I wrote something (something or other) here today that dealt with the Brown sudden release of Dimitri Patterson.
Now, it’s not like the Brown released Mike Haynes, but when a nickel back is released with two games left for no apparent reason, it’s odd.
Patterson was a serviceable player the Browns fought to retain last offseason when he got to free agency. To the point that they gave him a three-year, $16 million contract in the offseason, with $6 million guaranteed. Clearly Heckert liked this guy he brought in from Philadelphia.
Then they cut him.
Patterson did nothing wrong, had no awful play, no blown coverage, no off-the-field incident. All he did was take part in a losing effort against Washington. If that were criteria for being released, the Browns would have seven players left.
Patterson was claimed outright by Miami, which picked up his contract. The Miami Herald described Patterson as “apoplectic” when discussing his release.
He said folks would have to ask Pat Shurmur why he was let go, and added: “I don’t think [anyone] is happy when something like that happens, unless it’s a real, real bad situation.”
Shurmur’s approach was to say he wouldn’t talk about it.
Which speaks loudly by itself.
There were whispers that Patterson had gotten a bit of a big head after signing his deal, and grumblings that he should have returned faster from a sprained ankle that sidelined him seven games.
But if either concern were “real bad,” Patterson would have been let go long ago.
To have it happen this suddenly and for no apparent reason hints at a bigger things going on in the Browns front office. Because a GM who signed a player eight months ago usually doesn’t release him like this.
This seems to fit the MO of Joe Banner, who came aboard clearly wanting more say in personnel than he had in Philadelphia, where his reputation was that of a sound businessman who did his best work when he did not try to be a football guy.
In talking with Sheldon Brown about Banner — the two had their disagreements — he said that the Eagles had a lot of success while Banner was there and won a lot of games, so he couldn’t be that critical.
But he did say that a lot of guys left because of Banner’s hard-nosed style, and he said that Patterson’s release was a surprise.
He also said player pay attention to decisions and how they’re made, because it’s their profession.
The release of Ronnie Cameron and addition of Brad Smelley to the roster fits the MO as well; it too, came suddenly and for no apparent reason (Smelley was inactive last week and would be this week were it not for Jordan Cameron’s injury).
This way of operating may be all well and good — provided Banner makes the right decisions. But it sure hints at a sea change in the front office, and more rebuilding.
And it certainly seems to be making a statement about the future of Tom Heckert, a guy Brown said knows what he’s doing who has the team set up for success. (Brown said he and Banner talked after his trade to Cleveland, and he left with respect and on good terms with him as well).
Banner as CEO is entitled to make decisions he sees fit.
But the mix of Banner and Heckert does not seem to be blending.
Heckert wants final say over personnel, something he’s had since he joined the Browns and something he needed to leave Philadelphia.
Banner seems to be making moves that Heckert would not.
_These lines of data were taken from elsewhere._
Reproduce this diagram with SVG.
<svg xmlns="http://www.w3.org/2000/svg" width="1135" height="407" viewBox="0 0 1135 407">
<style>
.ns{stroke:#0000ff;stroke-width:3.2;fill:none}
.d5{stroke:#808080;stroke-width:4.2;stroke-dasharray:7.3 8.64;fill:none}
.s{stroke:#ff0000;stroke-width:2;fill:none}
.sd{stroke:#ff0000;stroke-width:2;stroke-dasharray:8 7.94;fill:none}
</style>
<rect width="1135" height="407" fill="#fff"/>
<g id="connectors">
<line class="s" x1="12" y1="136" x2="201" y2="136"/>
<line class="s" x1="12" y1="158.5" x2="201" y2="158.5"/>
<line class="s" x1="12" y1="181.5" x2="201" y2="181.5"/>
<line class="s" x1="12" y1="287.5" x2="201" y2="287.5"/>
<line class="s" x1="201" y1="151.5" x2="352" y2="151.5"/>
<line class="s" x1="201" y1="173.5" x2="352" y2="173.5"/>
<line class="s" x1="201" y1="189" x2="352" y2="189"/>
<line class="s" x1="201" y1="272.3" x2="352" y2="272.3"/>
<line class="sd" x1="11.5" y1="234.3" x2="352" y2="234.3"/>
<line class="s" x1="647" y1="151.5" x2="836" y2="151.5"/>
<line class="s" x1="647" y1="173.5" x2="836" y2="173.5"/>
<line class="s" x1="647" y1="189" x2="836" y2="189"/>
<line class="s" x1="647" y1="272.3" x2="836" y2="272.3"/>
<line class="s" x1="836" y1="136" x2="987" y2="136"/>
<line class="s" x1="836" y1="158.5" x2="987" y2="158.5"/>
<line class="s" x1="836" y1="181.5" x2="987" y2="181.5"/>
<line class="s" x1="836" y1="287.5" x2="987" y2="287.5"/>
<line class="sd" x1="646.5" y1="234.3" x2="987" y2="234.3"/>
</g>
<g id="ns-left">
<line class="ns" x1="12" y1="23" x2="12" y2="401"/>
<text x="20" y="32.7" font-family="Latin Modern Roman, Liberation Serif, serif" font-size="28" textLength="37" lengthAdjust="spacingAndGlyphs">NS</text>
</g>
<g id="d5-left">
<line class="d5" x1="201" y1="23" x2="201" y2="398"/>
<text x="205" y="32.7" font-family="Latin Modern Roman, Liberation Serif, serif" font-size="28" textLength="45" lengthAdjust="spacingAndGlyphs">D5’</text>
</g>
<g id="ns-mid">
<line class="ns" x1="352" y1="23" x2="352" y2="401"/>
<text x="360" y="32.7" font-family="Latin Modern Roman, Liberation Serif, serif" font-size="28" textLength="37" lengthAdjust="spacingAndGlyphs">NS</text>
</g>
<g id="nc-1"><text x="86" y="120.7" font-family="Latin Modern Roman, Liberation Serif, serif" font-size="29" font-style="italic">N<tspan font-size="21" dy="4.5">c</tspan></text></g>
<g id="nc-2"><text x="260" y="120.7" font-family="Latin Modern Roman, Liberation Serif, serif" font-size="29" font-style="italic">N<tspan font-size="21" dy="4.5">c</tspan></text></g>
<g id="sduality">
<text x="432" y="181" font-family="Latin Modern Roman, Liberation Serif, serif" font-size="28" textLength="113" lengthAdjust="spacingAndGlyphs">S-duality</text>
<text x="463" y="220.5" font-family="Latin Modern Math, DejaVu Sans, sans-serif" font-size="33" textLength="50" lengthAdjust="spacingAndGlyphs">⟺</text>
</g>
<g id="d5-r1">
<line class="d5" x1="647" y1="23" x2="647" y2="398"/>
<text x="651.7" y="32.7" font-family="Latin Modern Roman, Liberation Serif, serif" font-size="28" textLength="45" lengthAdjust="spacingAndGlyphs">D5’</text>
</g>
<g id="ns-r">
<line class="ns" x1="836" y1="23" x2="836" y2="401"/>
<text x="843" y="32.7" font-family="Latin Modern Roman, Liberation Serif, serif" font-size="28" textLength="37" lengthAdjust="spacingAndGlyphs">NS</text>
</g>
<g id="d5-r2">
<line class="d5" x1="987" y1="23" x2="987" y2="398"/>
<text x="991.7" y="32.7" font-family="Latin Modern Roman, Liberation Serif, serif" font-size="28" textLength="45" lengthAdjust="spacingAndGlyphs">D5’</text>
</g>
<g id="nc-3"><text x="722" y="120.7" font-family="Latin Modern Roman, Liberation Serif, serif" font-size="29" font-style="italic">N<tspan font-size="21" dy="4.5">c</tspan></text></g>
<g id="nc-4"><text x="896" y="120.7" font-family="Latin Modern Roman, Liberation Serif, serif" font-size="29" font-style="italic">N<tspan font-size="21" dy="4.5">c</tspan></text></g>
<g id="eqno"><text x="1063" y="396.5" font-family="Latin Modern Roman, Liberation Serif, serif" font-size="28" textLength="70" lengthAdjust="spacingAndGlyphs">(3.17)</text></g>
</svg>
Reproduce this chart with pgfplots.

Dare we say they may even be forced?
If this seems like a fit Heckert would like in the future, then a bunch of wailing banshees would sound good with the Irish tenors.
Whether Banner is forcing this issue, whether he just wants to be more involved in football or whether he’s structuring things so Heckert leaves and he can bring in a guy he has in mind, it just does not seem to be playing out well for Heckert to stay as the GM in Cleveland.